Chapter 8, Problem 8.105P

To determine

(a)

The hydrodynamic mass of the sphere.

Answer to Problem 8.105P

The required value of the mass is $2.78kg$.

Explanation of Solution

Given Information:

$\begin{array}{l}D=22cm\\ SG=2.7\\ a=12m/s^2\\ T={20}^{o}C\end{array}$

Formula used:

$m_h=\frac{2}{3}{\rho }_{water}\pi a^3$

Calculation:

To solve this problem for water at ${20}^{o}C$ we are taking the value of density as $\rho =998kg/m^3$.

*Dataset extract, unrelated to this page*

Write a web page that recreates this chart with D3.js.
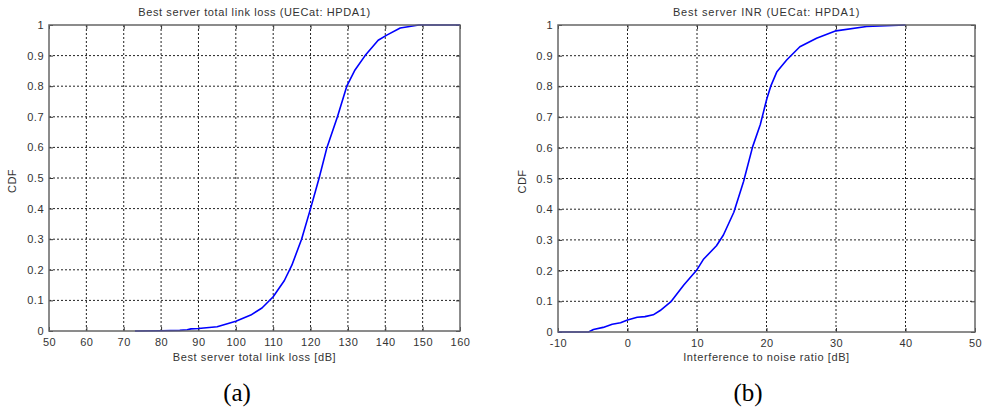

The radius of the sphere is $a=11cm$.

We are using Eq. $\left(8.103\right)$ which gives the hydrodynamic mass and proportional to the water density;

$m_h=\frac{2}{3}{\rho }_{water}\pi a^3$ ;

Put the values in the above equation;

$\begin{array}{l}{m}_h=\frac{2}{3}{\rho }_{water}\pi a^3=\frac{2}{3}\left(998kg/m^3\right)\pi {\left(0.11m\right)}^3\\ \Rightarrow 2.78kg\end{array}$.

To determine

(b)

The value of the force being applied to the sphere.

Answer to Problem 8.105P

The required value of the force is $214N$.

Explanation of Solution

Given information:

$\begin{array}{l}D=22cm\\ SG=2.7\\ a=12m/s^2\\ T={20}^{o}C\end{array}$

Formula used:

$\left(\pi /6\right){\rho }_{sphere}\left(D^3\right)$

${\displaystyle \sum F}=\left(m_{sphere}+m_h\right)\frac{dV}{dt}$

Calculation:

Firstly we will calculate the mass of the sphere;

$\begin{array}{l}\left(\pi /6\right){\rho }_{sphere}\left(D^3\right)=\left(\pi /6\right)\left(2.7\times 998\right){\left(0.22\right)}^3\\ \Rightarrow 15.02kg\end{array}$

Now we will use Eq. $\left(8.101\right)$ to find the applied force;

${\displaystyle \sum F}=\left(m_{sphere}+m_h\right)\frac{dV}{dt}$ ;

Put the values in the above equation;

$\begin{array}{l}{\displaystyle \sum F}=\left(m_{sphere}+m_h\right)\frac{dV}{dt}=\left(15.02+2.78kg\right)\left(12m/s^2\right)\\ \Rightarrow 214N\end{array}$.